La première façon, le Direct exchange, envoie les messages à un destinataire précis en utilisant des « Routing keys » (« clés de routage »). Ces clés sont indiquées par le message. Les files d’attente disposent quant à elles d’une « Binding key » (« clé de liaison ») qui permet à l’Exchange d’identifier la « Queue ». Lorsque la Routing key et la Binding key correspondent, le message peut être transmis à la file d’attente et, à terme, au destinataire du message. Une Queue peut également disposer de plusieurs Binding keys et être utilisée pour plusieurs Routing keys. À l’inverse, plusieurs Queues peuvent également se partager une Binding key : c'est le « Multiple binding ». L’Exchange duplique le message et l’envoie à plusieurs destinataires.

Le « Fanout exchange » fonctionne de façon similaire. Cependant, le message broker ignore complètement la « Routing key » dans ce cas et l’Exchange redirige le message vers toutes les Queues disponibles en dupliquant les informations.
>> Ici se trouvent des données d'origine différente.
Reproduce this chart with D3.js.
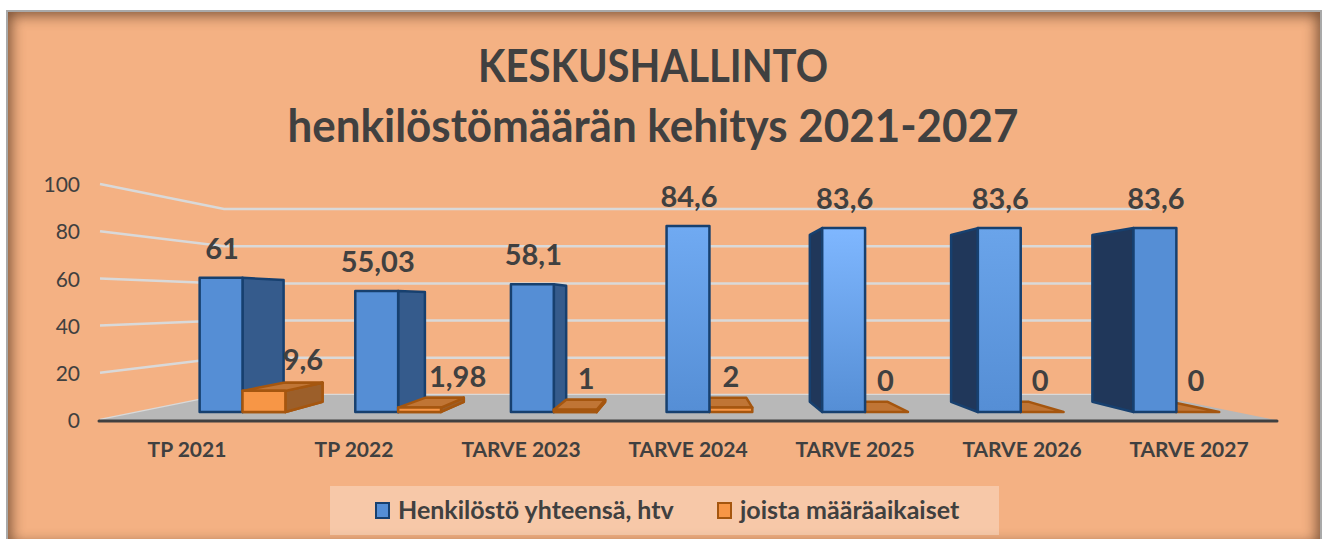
<!DOCTYPE html>
<html>
<head>
<meta charset="utf-8">
<title>Keskushallinto</title>
<script src="https://cdnjs.cloudflare.com/ajax/libs/d3/7.8.5/d3.min.js"></script>
<style>
html, body {margin: 0; padding: 0; background: #fff; overflow: hidden;}
#frame {position: absolute; left: 6px; top: 10px; width: 1312px; height: 535px; background: #f4b183;
  border: 2px solid #a9a9a9; box-shadow: inset 0 0 14px 3px rgba(80,50,30,.75);}
svg {position: absolute; left: 0; top: 0;}
text {font-family: Lato, "Noto Sans", sans-serif; fill: #404040;}
</style>
</head>
<body>
<div id="frame"></div>
<script>
var categories = ["TP 2021", "TP 2022", "TARVE 2023", "TARVE 2024", "TARVE 2025", "TARVE 2026", "TARVE 2027"];
var totalValues = [61, 55.03, 58.1, 84.6, 83.6, 83.6, 83.6];
var fixedTermValues = [9.6, 1.98, 1, 2, 0, 0, 0];
var totalLabels = ["61", "55,03", "58,1", "84,6", "83,6", "83,6", "83,6"];
var fixedTermLabels = ["9,6", "1,98", "1", "2", "0", "0", "0"];
var yTicks = [0, 20, 40, 60, 80, 100];
var titleLines = ["KESKUSHALLINTO", "henkilöstömäärän kehitys 2021-2027"];
var legendNames = ["Henkilöstö yhteensä, htv", "joista määräaikaiset"];

var width = 1323, height = 539;

// vanishing point of the fake 3d box, and depth factors
var vpX = 688, vpY = 302;
var kWall = 0.789, kBarFront = 0.932, kBarBack = 0.846;
var barWidth = 46;

// Excel puts the small labels oddly, these are nudges
var fixedLabelShift = [39, 38, 11, 0, -1, -2, -2];
// lighter top of the blue front face, only some bars have it
var blueTops = ["#558ed5", "#558ed5", "#558ed5", "#70aaf2", "#7fb7ff", "#6aa4ea", "#558ed5"];

var x = d3.scaleBand().domain(categories).range([103.5, 1272.5]);
var y = d3.scaleLinear().domain([0, 100]).range([420, 184]);

function project(px, py, k) {
  return [vpX + (px - vpX) * k, vpY + (py - vpY) * k];
}
function poly(pts) {
  return "M" + pts.map(function(p) { return p[0] + "," + p[1]; }).join("L") + "Z";
}

var svg = d3.select("body").append("svg")
  .attr("width", width)
  .attr("height", height);

var defs = svg.append("defs");
blueTops.forEach(function(c, i) {
  var g = defs.append("linearGradient").attr("id", "blue" + i)
    .attr("x1", 0).attr("y1", 0).attr("x2", 0).attr("y2", 1);
  g.append("stop").attr("offset", "0%").attr("stop-color", c);
  g.append("stop").attr("offset", "100%").attr("stop-color", "#558ed5");
});

// title
var titleWidths = [350, 731];
svg.selectAll(".title").data(titleLines).enter().append("text")
  .attr("class", "title")
  .attr("x", 653)
  .attr("y", function(d, i) { return 82 + i * 60; })
  .attr("text-anchor", "middle")
  .attr("textLength", function(d, i) { return titleWidths[i]; })
  .attr("lengthAdjust", "spacingAndGlyphs")
  .style("font-size", "45px")
  .style("font-weight", 700)
  .text(function(d) { return d; });

// gridlines on back wall and left wall
var frontLeft = 100, frontRight = 1276;
svg.selectAll(".grid").data(yTicks).enter().append("path")
  .attr("class", "grid")
  .attr("fill", "none")
  .attr("stroke", "#d9d9d9")
  .attr("stroke-width", 2.5)
  .attr("d", function(d) {
    var a = [frontLeft, y(d)];
    var b = project(frontLeft, y(d), kWall);
    var c = project(frontRight, y(d), kWall);
    return d3.line()([a, b, c]);
  });

// floor
svg.append("path")
  .attr("fill", "#b8b8b8")
  .attr("d", poly([[frontLeft, y(0)], project(frontLeft, y(0), kWall), project(frontRight, y(0), kWall), [frontRight, y(0)]]));

// bars
function drawBox(g, x0, x1, value, front, top, side) {
  var yTop = y(value), yBase = y(0);
  var stroke = side.stroke;
  function face(pts, fill) {
    g.append("path").attr("d", poly(pts)).attr("fill", fill)
      .attr("stroke", stroke).attr("stroke-width", side.width).attr("stroke-linejoin", "round");
  }
  // which side can be seen depends on where the box is against the vanishing point
  if (x1 < vpX) {
    face([project(x1, yTop, kBarFront), project(x1, yTop, kBarBack), project(x1, yBase, kBarBack), project(x1, yBase, kBarFront)], side.right);
  } else if (x0 > vpX) {
    face([project(x0, yTop, kBarFront), project(x0, yTop, kBarBack), project(x0, yBase, kBarBack), project(x0, yBase, kBarFront)], side.left);
  }
  if (yTop > vpY && top) {
    face([project(x0, yTop, kBarFront), project(x1, yTop, kBarFront), project(x1, yTop, kBarBack), project(x0, yTop, kBarBack)], top);
  }
  if (value > 0) {
    face([project(x0, yTop, kBarFront), project(x1, yTop, kBarFront), project(x1, yBase, kBarFront), project(x0, yBase, kBarFront)], front);
  }
}

var blueSide = {stroke: "#17406f", width: 2.5, right: "#355b8c", left: "#20375a"};
var orangeSide = {stroke: "#a5560f", width: 2.5, right: "#9c5f2a", left: "#9c5f2a"};
var bars = svg.append("g");

// orange first so the blue bars sit over their side faces
categories.forEach(function(cat, i) {
  var c = x(cat) + x.bandwidth() / 2;
  var g = bars.append("g");
  drawBox(g, c + barWidth / 2, c + barWidth * 1.5, fixedTermValues[i], "#f79646", "#c07535", orangeSide);
});
categories.forEach(function(cat, i) {
  var c = x(cat) + x.bandwidth() / 2;
  var g = bars.append("g");
  drawBox(g, c - barWidth / 2, c + barWidth / 2, totalValues[i], "url(#blue" + i + ")", null, blueSide);
});
// the orange slab lies in front of the blue side face on the left half
categories.forEach(function(cat, i) {
  var c = x(cat) + x.bandwidth() / 2;
  if (c + barWidth / 2 >= vpX) return;
  var g = bars.append("g");
  drawBox(g, c + barWidth / 2, c + barWidth * 1.5, fixedTermValues[i], "#f79646", "#c07535", orangeSide);
});

// data labels
var labels = svg.append("g").style("font-size", "29px").style("font-weight", 700).attr("text-anchor", "middle");
categories.forEach(function(cat, i) {
  var c = x(cat) + x.bandwidth() / 2;
  var pTotal = project(c, y(totalValues[i]), kBarFront);
  labels.append("text").attr("x", pTotal[0] + 1).attr("y", pTotal[1] - 29).attr("dy", ".35em").text(totalLabels[i]);
  var pFixed = project(c + barWidth, y(fixedTermValues[i]), kBarFront);
  labels.append("text").attr("x", pFixed[0] + fixedLabelShift[i]).attr("y", pFixed[1] - 31).attr("dy", ".35em").text(fixedTermLabels[i]);
});

// axes
var yAxis = svg.append("g")
  .attr("transform", "translate(88,1)")
  .call(d3.axisLeft(y).tickValues(yTicks).tickSize(0).tickPadding(8));
yAxis.select(".domain").remove();
yAxis.selectAll("text").style("font-size", "21px").style("font-family", "Lato, sans-serif").attr("fill", "#404040");

var xAxis = svg.append("g")
  .attr("transform", "translate(0,421)")
  .call(d3.axisBottom(x).tickSize(0).tickPadding(21));
xAxis.select(".domain").remove();
xAxis.selectAll("text").style("font-size", "21px").style("font-weight", 700).style("font-family", "Lato, sans-serif").attr("fill", "#404040");

svg.append("line")
  .attr("x1", 99).attr("x2", 1277).attr("y1", 421).attr("y2", 421)
  .attr("stroke", "#404040").attr("stroke-width", 3).attr("stroke-linecap", "round");

// legend
svg.append("rect").attr("x", 330).attr("y", 486).attr("width", 669).attr("height", 49)
  .attr("fill", "#fff").attr("fill-opacity", 0.3);
var legendX = [376, 718];
var legendFill = ["#558ed5", "#f79646"];
var legendStroke = ["#17406f", "#a5560f"];
legendNames.forEach(function(name, i) {
  svg.append("rect").attr("x", legendX[i]).attr("y", 503).attr("width", 13).attr("height", 15)
    .attr("fill", legendFill[i]).attr("stroke", legendStroke[i]).attr("stroke-width", 2);
  svg.append("text").attr("x", legendX[i] + 22).attr("y", 519)
    .style("font-size", "25px").style("font-weight", 700).text(name);
});
</script>
</body>
</html>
Le « Topic exchange » fonctionne de façon différente. Comme avec le Direct exchange, la Routing key est comparée aux Binding keys, mais il n’est pas nécessaire qu’elles correspondent parfaitement. Ici, on utilise plutôt des balises afin de mettre les messages à disposition de plusieurs Queues de façon ciblée.
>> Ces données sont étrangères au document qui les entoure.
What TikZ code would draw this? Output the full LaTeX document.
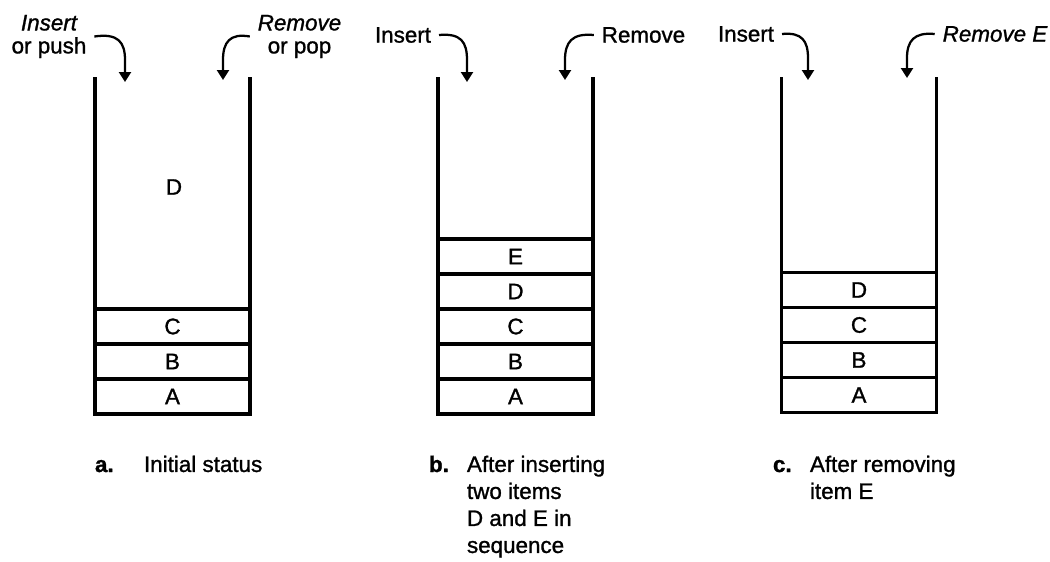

Finalement, l’Headers exchange utilise l’en-tête des messages à la place de la Routing key. Cet entête contient les valeurs qui seront comparées avec le Binding. L’argument avec la désignation x-match détermine si toutes les valeurs doivent correspondre (valeur : all) ou si une seule valeur doit correspondre au Binding (valeur : any). La première valeur correspond au Direct exchange et la seconde permet d’obtenir le même effet qu’un Topic exchange.

Trames AMQP

L’unité de base du protocole AMQP est la trame. Une connexion consiste en une séquence ordonnée de trames. On entend ici par « ordonnée » le fait que la dernière trame ne peut pas atteindre le destinataire avant que toutes les autres trames aient atteint leur destination. Chaque trame peut être divisée en trois segments (dans la version 1.0) :

  • Frame header : cet entête obligatoire a une valeur de 8 bytes et contient les informations définissant le routage du message.
  • Extended header : cette section est facultative et n’a pas de longueur fixe. Elle permet de compléter l’entête ultérieurement avec des informations supplémentaires.
  • Frame body : le corps contient les données à transmettre à proprement parler. La taille du corps est libre. Cette section peut toutefois rester vide, auquel cas la trame a pour unique but d’établir la connexion.
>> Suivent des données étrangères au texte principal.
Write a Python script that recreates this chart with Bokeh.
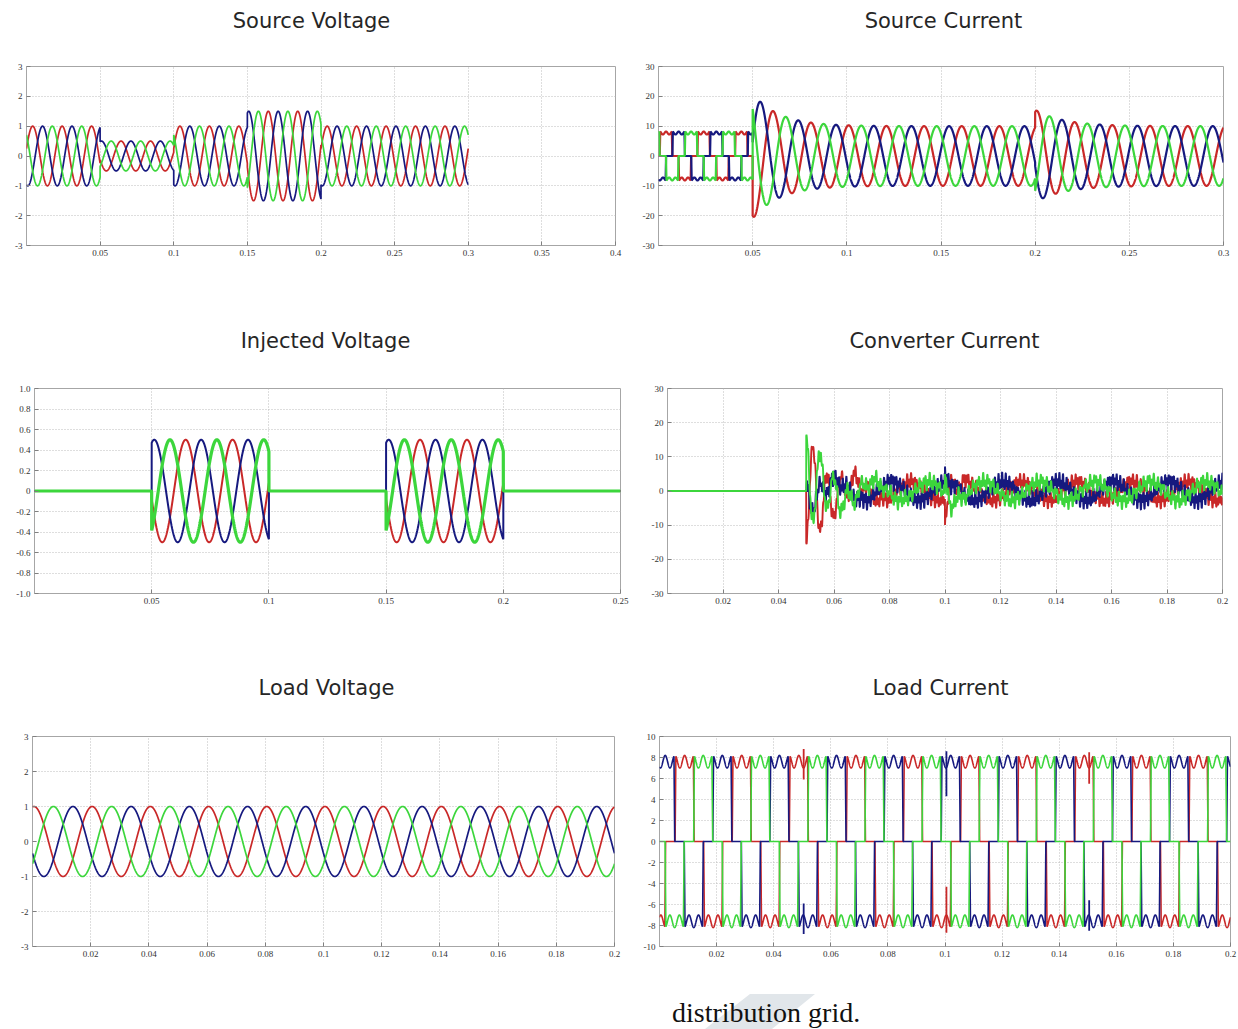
import numpy as np
from bokeh.plotting import figure
from bokeh.layouts import column, row
from bokeh.models import FixedTicker, CustomJSTickFormatter, Div, Range1d
from bokeh.core.properties import value
from bokeh.embed import file_html
from bokeh.resources import INLINE

# ---------------------------------------------------------------- data
F_HZ = 50.0          # grid frequency
DT = 2e-5            # sample step of the simulated traces (s)
PHASE_COLORS = ["#c92828", "#16197f", "#3cd63c"]   # phase a (red), b (blue), c (green)

PANEL_TITLES = [["Source Voltage", "Source Current"],
                ["Injected Voltage", "Converter Current"],
                ["Load Voltage", "Load Current"]]

# Source voltage (pu): amplitude held on each interval
sv_edges = [0.0, 0.05, 0.10, 0.15, 0.20, 0.30]
sv_levels = [1.0, 0.5, 1.0, 1.5, 1.0]
sv_crest = [0.0042, 0.0109, 0.0175]          # time of first crest, red / blue / green

# Source current (A): six-pulse block current, then sinusoidal after compensation
sc_switch = 0.05
sc_block_level = 8.2
sc_block_dip = 1.0
sc_block_crest = [0.0040, 0.0107, 0.0173]
sc_amp = 10.0
sc_crest = [0.0010, 0.0143, 0.0077]
sc_kick_t = [0.05, 0.20]
sc_kick_amp = [11.0, 5.5]
sc_kick_tau = [0.014, 0.015]

# Injected voltage (pu): active only during the sag and the swell
inj_start = [0.05, 0.15]
inj_stop = [0.10, 0.20]
inj_amp = [0.5, 0.5]
inj_crest = [0.0045, 0.0111, 0.0178]
inj_t_end = 0.25

# Converter current (A)
cc_on = 0.05
cc_amp = 2.7
cc_crest = [0.0075, 0.0008, 0.0141]
cc_ripple = [1.5, 1.7, 1.5]
cc_ripple_hz = [1450.0, 1550.0, 1350.0]
cc_ripple2 = [1.0, 1.1, 1.2]
cc_ripple2_hz = [640.0, 730.0, 570.0]
cc_kick_t = [0.05, 0.10]
cc_kick_tau = [0.009, 0.003]
cc_kick_red = [-17.0, -8.0]
cc_kick_blue = [5.0, 2.0]
cc_kick_green = [15.0, 6.0]
cc_kick_hz = 200.0
cc_t_end = 0.20

# Load voltage (pu)
lv_amp = 1.0
lv_crest = [0.0005, 0.0139, 0.0072]
lv_t_end = 0.20

# Load current (A): six-pulse rectifier draw
lc_level = 8.2
lc_dip = 1.2
lc_crest = [0.0088, 0.0020, 0.0153]
lc_t_end = 0.20
lc_spike_t = [0.0505, 0.0505, 0.1005, 0.1005, 0.1505, 0.1505]
lc_spike_lo = [5.9, -5.9, 4.3, -4.3, 5.5, -5.6]
lc_spike_hi = [8.8, -8.8, 8.6, -8.7, 8.5, -8.5]
lc_spike_phase = [0, 1, 1, 0, 0, 1]


# ---------------------------------------------------------------- signals
def wave(t, tp):
    return np.cos(2 * np.pi * F_HZ * (t - tp))


def six_pulse(t, tp, level, dip):
    c = wave(t, tp)
    gate = np.clip((np.abs(c) - 0.5) / 0.07, 0.0, 1.0)
    top = level - dip / 2 * (1 - np.cos(6 * 2 * np.pi * F_HZ * (t - tp)))
    return np.sign(c) * gate * top


def timebase(t_end):
    return np.arange(0.0, t_end + DT / 2, DT)


# source voltage
t_sv = timebase(sv_edges[-1])
idx = np.clip(np.searchsorted(sv_edges, t_sv, side="right") - 1, 0, len(sv_levels) - 1)
env_sv = np.array(sv_levels)[idx]
sv = [env_sv * wave(t_sv, tp) for tp in sv_crest]

# source current
t_sc = timebase(0.30)
env_sc = np.full_like(t_sc, sc_amp)
for kt, ka, kd in zip(sc_kick_t, sc_kick_amp, sc_kick_tau):
    on = t_sc >= kt
    env_sc[on] += ka * np.exp(-(t_sc[on] - kt) / kd)
sc = []
for tpb, tp in zip(sc_block_crest, sc_crest):
    y = np.where(t_sc < sc_switch,
                 six_pulse(t_sc, tpb, sc_block_level, sc_block_dip),
                 env_sc * wave(t_sc, tp))
    sc.append(y)

# injected voltage
t_inj = timebase(inj_t_end)
env_inj = np.zeros_like(t_inj)
for a, b, amp in zip(inj_start, inj_stop, inj_amp):
    env_inj[(t_inj >= a) & (t_inj <= b)] = amp
inj = [env_inj * wave(t_inj, tp) for tp in inj_crest]

# converter current
t_cc = timebase(cc_t_end)
on_cc = (t_cc >= cc_on).astype(float)
cc = []
for k, (tp, r1, f1, r2, f2, kicks) in enumerate(zip(
        cc_crest, cc_ripple, cc_ripple_hz, cc_ripple2, cc_ripple2_hz,
        [cc_kick_red, cc_kick_blue, cc_kick_green])):
    base = cc_amp * wave(t_cc, tp)
    ripple = (r1 * np.sin(2 * np.pi * f1 * t_cc + 2.1 * k) * (0.6 + 0.4 * np.abs(wave(t_cc, tp)))
              + r2 * np.sin(2 * np.pi * f2 * t_cc + 1.3 * k))
    y = on_cc * (base + ripple)
    for kt, kd, ka in zip(cc_kick_t, cc_kick_tau, kicks):
        m = t_cc >= kt
        y[m] += ka * np.exp(-(t_cc[m] - kt) / kd) * np.cos(2 * np.pi * cc_kick_hz * (t_cc[m] - kt))
    cc.append(y)

# load voltage
t_lv = timebase(lv_t_end)
lv = [lv_amp * wave(t_lv, tp) for tp in lv_crest]

# load current
t_lc = timebase(lc_t_end)
lc = [six_pulse(t_lc, tp, lc_level, lc_dip) for tp in lc_crest]


# ---------------------------------------------------------------- figures
PAGE_W = 1238
XFMT = CustomJSTickFormatter(code="return (Math.round(tick*100)/100).toString();")
YFMT_INT = CustomJSTickFormatter(code="return Math.round(tick).toString();")
YFMT_DEC = CustomJSTickFormatter(code="return Math.abs(tick) < 1e-9 ? '0' : tick.toFixed(1);")


def heading_strip(titles, centers, height):
    """A bare strip carrying the two panel headings of one row (pixel coordinates)."""
    s = figure(width=PAGE_W, height=height, output_backend="svg", toolbar_location=None,
               x_range=Range1d(0, PAGE_W), y_range=Range1d(0, height),
               min_border=0, outline_line_color=None)
    s.axis.visible = False
    s.grid.visible = False
    s.text(x=centers, y=[height / 2] * len(titles), text=titles,
           text_align="center", text_baseline="middle",
           text_font=value("DejaVu Sans"), text_font_size="21px", text_color="#262626")
    return s


def panel(width, height, left, right, top, bottom, x_end, y_lim, xticks, yticks, yfmt):
    p = figure(width=width, height=height, output_backend="svg", toolbar_location=None,
               x_range=Range1d(0, x_end), y_range=Range1d(-y_lim, y_lim),
               min_border_left=left, min_border_right=right,
               min_border_top=top, min_border_bottom=bottom)
    p.background_fill_color = "white"
    p.border_fill_color = "white"
    p.outline_line_color = "#a6a6a6"
    p.outline_line_width = 1
    p.xaxis.ticker = FixedTicker(ticks=xticks)
    p.yaxis.ticker = FixedTicker(ticks=yticks)
    p.xaxis.formatter = XFMT
    p.yaxis.formatter = yfmt
    for ax in (p.xaxis[0], p.yaxis[0]):
        ax.axis_line_color = None
        ax.major_tick_in = 4
        ax.major_tick_out = 0
        ax.major_tick_line_color = "#808080"
        ax.minor_tick_line_color = None
        ax.major_label_text_font = "Liberation Serif"
        ax.major_label_text_font_size = "9px"
        ax.major_label_text_color = "#333333"
        ax.major_label_standoff = 4
    for g in (p.xgrid[0], p.ygrid[0]):
        g.grid_line_color = "#bdbdbd"
        g.grid_line_dash = "1 2"
        g.grid_line_width = 1
    return p


def steps(a, b, n):
    return [round(a + i * (b - a) / n, 4) for i in range(n + 1)]


strip1 = heading_strip(PANEL_TITLES[0], [311, 943], 40)
strip2 = heading_strip(PANEL_TITLES[1], [325, 944], 40)
strip3 = heading_strip(PANEL_TITLES[2], [326, 940], 40)

p1 = panel(630, 280, 26, 15, 26, 70, 0.4, 3,
           steps(0.05, 0.4, 7), steps(-3, 3, 6), YFMT_INT)
for y, c in zip(sv, PHASE_COLORS):
    p1.line(t_sv, y, line_color=c, line_width=1.7)

p2 = panel(608, 280, 28, 15, 25, 75, 0.3, 30,
           steps(0.05, 0.3, 5), steps(-30, 30, 6), YFMT_INT)
for y, c in zip(sc, PHASE_COLORS):
    p2.line(t_sc, y, line_color=c, line_width=2.2)

p3 = panel(630, 307, 34, 10, 24, 74, 0.25, 1.0,
           steps(0.05, 0.25, 4), steps(-1.0, 1.0, 10), YFMT_DEC)
for y, c in zip(inj, PHASE_COLORS):
    p3.line(t_inj, y, line_color=c, line_width=3.2 if c == PHASE_COLORS[2] else 2.0)

p4 = panel(608, 307, 37, 16, 28, 73, 0.2, 30,
           steps(0.02, 0.2, 9), steps(-30, 30, 6), YFMT_INT)
for y, c in zip(cc, PHASE_COLORS):
    p4.line(t_cc, y, line_color=c, line_width=1.9)

p5 = panel(630, 278, 32, 16, 29, 39, 0.2, 3,
           steps(0.02, 0.2, 9), steps(-3, 3, 6), YFMT_INT)
for y, c in zip(lv, PHASE_COLORS):
    p5.line(t_lv, y, line_color=c, line_width=1.7)

p6 = panel(608, 278, 29, 8, 28, 37, 0.2, 10,
           steps(0.02, 0.2, 9), steps(-10, 10, 10), YFMT_INT)
for y, c in zip(lc, PHASE_COLORS):
    p6.line(t_lc, y, line_color=c, line_width=1.6)
p6.segment(x0=lc_spike_t, y0=lc_spike_lo, x1=lc_spike_t, y1=lc_spike_hi,
           line_color=[PHASE_COLORS[k] for k in lc_spike_phase], line_width=1.8)

caption = Div(
    text='<div style="position:relative;width:1238px;height:44px;overflow:hidden;">'
         '<div style="position:absolute;left:0;top:0;width:1238px;height:44px;background:#e1e6ea;'
         'clip-path:polygon(705px 44px, 772px 44px, 815px 9px, 750px 9px);"></div>'
         '<span style="position:absolute;left:672px;top:8px;font-family:\'Liberation Serif\';'
         'font-size:28px;color:#111;white-space:nowrap;">distribution grid.</span></div>',
    width=PAGE_W, height=44, margin=(0, 0, 0, 0))

layout = column(strip1, row(p1, p2), strip2, row(p3, p4), strip3, row(p5, p6), caption)

with open("out.html", "w") as fh:
    fh.write(file_html(layout, INLINE))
Le corps d’une trame peut prendre à son tour neuf formes distinctes :

  • open : négocie les paramètres de connexion entre le message broker et le client.
  • begin : indique qu’une connexion est établie.
  • attach : un lien nécessaire à l’utilisation du transfert de données est joint au message.
  • flow : modifie le statut d’un lien.
  • transfer : la trame « transfer » transmet le message à proprement parler.
  • disposition : une trame de disposition fournit des informations sur les modifications apportées à la livraison des informations.
  • detach : supprime le lien.
  • end : indique que la connexion est terminée.
  • close : met un terme à la connexion et indique que plus aucune autre trame ne doit être envoyée.

Queues et messages

Chaque Queue dispose d’un nom propre permettant son identification par les autres participants. Cette désignation est définie par le client ou par le message broker. Une file d’attente est réalisée à l’aide d’une mémoire qui peut être placée sur un disque dur de façon permanente ou être volatile dans une mémoire vive. La variante permanente permet de garantir la conservation de la file d’attente en cas de redémarrage d’un message broker. Cependant, elle ne garantit pas que les messages seront également sauvegardés durablement : leur disponibilité après un redémarrage dépend du type de message.

Que se passe-t-il lorsqu’un Consumer ne peut pas consulter le message dans la file d’attente parce que le client ou la connexion a été interrompu(e) ? Il est possible de définir si un Consumer doit accuser réception d’un message par défaut ou si la livraison pure et simple suffit au succès. Dans le premier cas, si le Consumer ne renvoie aucun message, le message broker tente de renvoyer le message à un autre Consumer ou d’atteindre à nouveau le même destinataire. En revanche, si le Consumer ne consulte pas le message dans la variante sans accusé de réception, celui-ci est perdu.

Il est néanmoins possible qu’un client refuse pertinemment de recevoir un message. Cela peut s’avérer utile lorsque le traitement du message ne fonctionne pas. Le retour de la part du Consumer pousse le message broker à supprimer complètement le message ou à l’insérer à nouveau dans la file d’attente.

Remarque

AMQP utilise le port 5672.

AMQP 1.0 vs. 0-9-1

À l’heure actuelle, il existe deux versions entièrement indépendantes de l’Advanced Message Queuing Protocol. La version 1.0 est développée par le groupe OASIS. Dans le cas de RabbitMQ en particulier, la version 0-9-1, un peu plus ancienne, est toutefois utilisée. Les deux versions ne sont pas compatibles l’une avec l’autre. Dans la version 1.0, les message brokers, les Bindings et les Exchanges ont une moindre importance. La version 0-9-1 n’en a pas besoin, mais ne s’interdit pas pour autant d’utiliser ces médiateurs.